The economy has been heavily influenced by the fast way of life, different industries, and technological advances. Financial advisers have rather become commentators than predictors of how the stock market is going to develop.
The financial system has become very complex being interlinked over the computerized systems, and if we add the geopolitical situation, it is hard to predict economic events even in closer future like in a month, let alone in 6 months. The market volatility in low-interest rate surroundings is in some way dictated by the interconnections and makes it hard to gain investment returns for savers. Risk investments have significantly grown since 2008. Many investors and insurance companies take real risk investments to generate profit.
Real Risk Investments
Real risk investments sound discouraging, and one might ask why it is so popular.

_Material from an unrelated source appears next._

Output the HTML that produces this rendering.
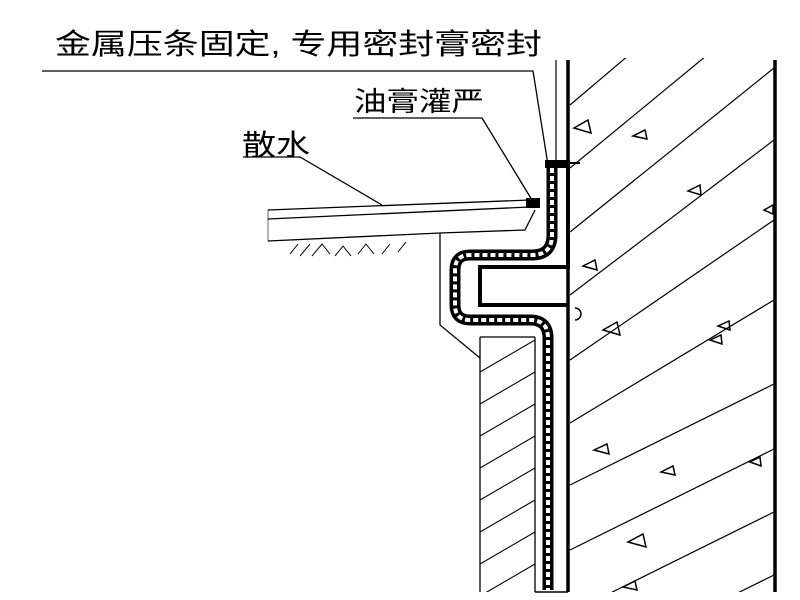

Investors tend to enter the risk and use the confusing market conditions to their benefit. Still, investment advisers seem not to be able to look beyond that theory of uncertainty.
The financial systems are connected on so many levels creating a confusing and complex system which makes it impossible for investment theories to work long-term.
Investment advisers stick to the theory that in today’s circumstances real risk investments are as simple as they can be: you either walk away with or without the money, period. One of the advantages of real risk investments is they don’t depend on either the success or the downfall of the market. In real risk investments, these events are less connected, and if something happens at another place, it will not necessarily influence the investment.
Real risk can generate returns when interest rates are high or when bonds rise in value, whereas the same possibility exists to lose all of it.
Where to Find High-Risk Investments
The market can be accessed by investing in the so-called CAT bonds (Catastrophe bonds). When buying the bonds, the reinsurer underwrites for the insurers who are now partly responsible for CAT risk. These risks include natural disasters like floods, earthquakes, hurricanes, crop damage, etc.
CAT bonds are closely connected to insurance securities and depend on the insurance results. Investors have been trying to find ways to make direct investments to become independent of banks, hence in case the bank is drowning, and it could take all of the investors’ money with it. That happened in 2008 when certain banks were forced to close, and the investors were left with nothing not even being able to reach their reinsurer. A direct contact with the reinsurer would reduce the risk of losing money in obscure events.
When you invest in CAT bonds, including premium, the investment is placed in a trust account. After the expiry of the contract, investors get back the capital, premium, and interest.
Guernsey’s ILS Industry
The ILS sector is the one which administers such businesses. The transactions exclude public consumption. Generally, the transactions are conducted between well-regulated parties, and the risk can amount to dozens of millions of dollars just for a single transaction.
The Guernsey’s ILS sector recorded significant growth lately. The ILS fund is preparing to buy CAT bonds, after consulting with experts, and it will be responsible for reinsurance transactions. Guernsey plans to invest in different reinsurance classes all over the world which will enable generating returns on the basis of consolidation rather than individual events.
Can Future Events Be Predicted After All?
As we said, the confusing system today makes it almost impossible to make any concrete predictions. The stock market cannot easily be predicted, but what is for sure, is that natural disasters will happen sooner or later, which will cause insurance losses. The risk is easy to predict here, and capital will be needed as a backup. Guernsey ILS fund seems ready and willing to take this gamble.